<W解説>韓国で首都圏中心に記録的な大雨=ソウル市の水害対策事業は遅延、今年の水防・治水予算は減額(画像提供:wowkorea)
<W解説>韓国で首都圏中心に記録的な大雨=ソウル市の水害対策事業は遅延、今年の水防・治水予算は減額(画像提供:wowkorea)
韓国は、8日からソウルなど首都圏を中心に大雨が降り、これまでに9人が死亡、7人が行方不明になっている。韓国メディアによると、ソウルでは80年ぶりの記録的大雨になったという。

 停滞する前線の影響で大雨となり、ソウル市トンジャク(銅雀)区では8日夜、1時間に141.5ミリの猛烈な雨を観測した。これまで最高だった1842年8月に観測された1時間に118.6ミリの降雨量を80年ぶりに上回った。また、1時間あたりの雨量が136ミリを超えた地域もあり、韓国メディアは「115年の観測史上、最大規模の記録的大雨」と伝えている。各地で浸水被害が発生し、鉄道も一部は運休するなど交通機関にも影響が出た。

 ユン・ソギョル(尹錫悦)大統領は9日午前、緊急対策会議を開き、人的被害の拡大を防ぐとともに、復旧作業を急ぐなど対応に万全を期すよう指示した。

 ソウルの半地下の住宅では、浸水で閉じ込められた3人が死亡した。韓国の半地下住宅は、2019年公開の韓国映画「パラサイト 半地下の家族」でも描かれた。尹大統領は現場を訪れ、社会的弱者であるほど、災害時に最も脆弱(ぜいじゃく)となる現実を指摘。「彼らが安全であってこそ、初めて大韓民国が安全になる」と述べた。

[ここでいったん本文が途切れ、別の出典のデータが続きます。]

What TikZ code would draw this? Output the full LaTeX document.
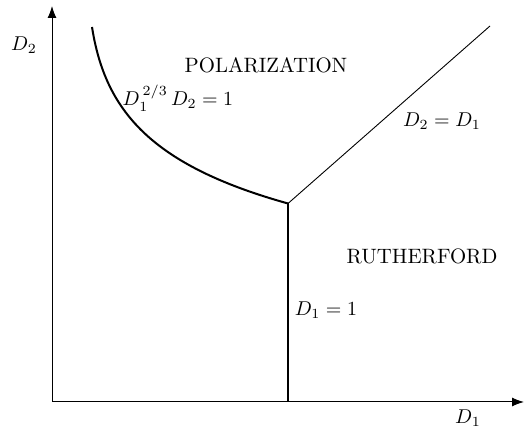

 豪雨により尹大統領の自宅があるソウル市ソチョ(瑞草)区も浸水。尹氏は自宅で対応を指示した。しかし、野党「共に民主党」は「大統領が事実上、被災者になってしまった状況を国民はどのように受け止めたらよいのか」とし、「災害が発生した状況で大統領が家に閉じ込められて何もできない姿を見て国民は茫然自失する」と批判した。

 これに、大統領室は反論し「大統領が自宅で孤立したという主張も、家に閉じ込められて何もできなかったという主張も根拠のない誤り」とし、9日の明け方まで被害状況などの報告を受けながら、迅速に指示を出していたと強調した。大統領室のカン・インソン報道官は「災害による危機の克服は政争ではなく、超党派的な対策を準備することで可能となる。国民の苦痛を政争の手段とする行為をやめることを願う」と呼び掛けた。

 また、大統領室関係者は、8日夜の時点で尹氏の自宅周辺で浸水被害はあったが、現場に向かうことができないわけではなかったとした上で「被害が発生している状況で、警備をつけながら現場に向かうことは適切ではないと判断した」と説明。「今後も同じ状況になれば、同様の判断をするだろう」とした。もっとも、大統領自らが陣頭指揮を差し置いて現場に向かえば混乱をきたすことは明らかで、この判断は適切だったと言える。

 この豪雨で、首都圏を中心に甚大な被害が起きている中、韓国紙の朝鮮日報は「ソウル市は2015年から総額1兆4000億ウォン(現レートで約1400億円)の予算を投じて下水管の容量拡大などの浸水対策を推進してきたが、今回の集中豪雨にはほとんど効果が出なかった」と指摘した。

 ソウル市内の中でもハンガン(漢江)の南側に位置するカンナム(江南)一帯は地形がすり鉢状に低くなっており、ソウル市は対策事業を進めてきた。朝鮮日報によると、この事業が完了すれば降水量が1時間に95ミリの豪雨にも対応できるとされてきたが、2019年完工予定が遅れ、現在までに終了していない。もっとも、今回の豪雨でソウルは1時間の雨量が140ミリを記録していることから、工事が完了していたとしても十分に処理しきれなかったとみられる。想定を上回る雨量となったわけだが、「1時間に95ミリ」という想定そのものが低く、これでは近年頻発するゲリラ豪雨には対応しきれないとの指摘も出ている。

 また、ソウル市の今年の水防・治水予算が昨年よりも900億ウォンほど減額されたことが明らかになった。韓国メディアの報道によると、今年の水防・治水予算は4202億ウォンで、昨年の5099億ウォンより897億円減った。昨年の市議会で絶対多数を占めていた「共に民主党」の発議により減額が決まったという。近年、豪雨災害が毎年のように発生している中、なぜ予算削減を主張したのか、「共に民主党」には説明が求められる。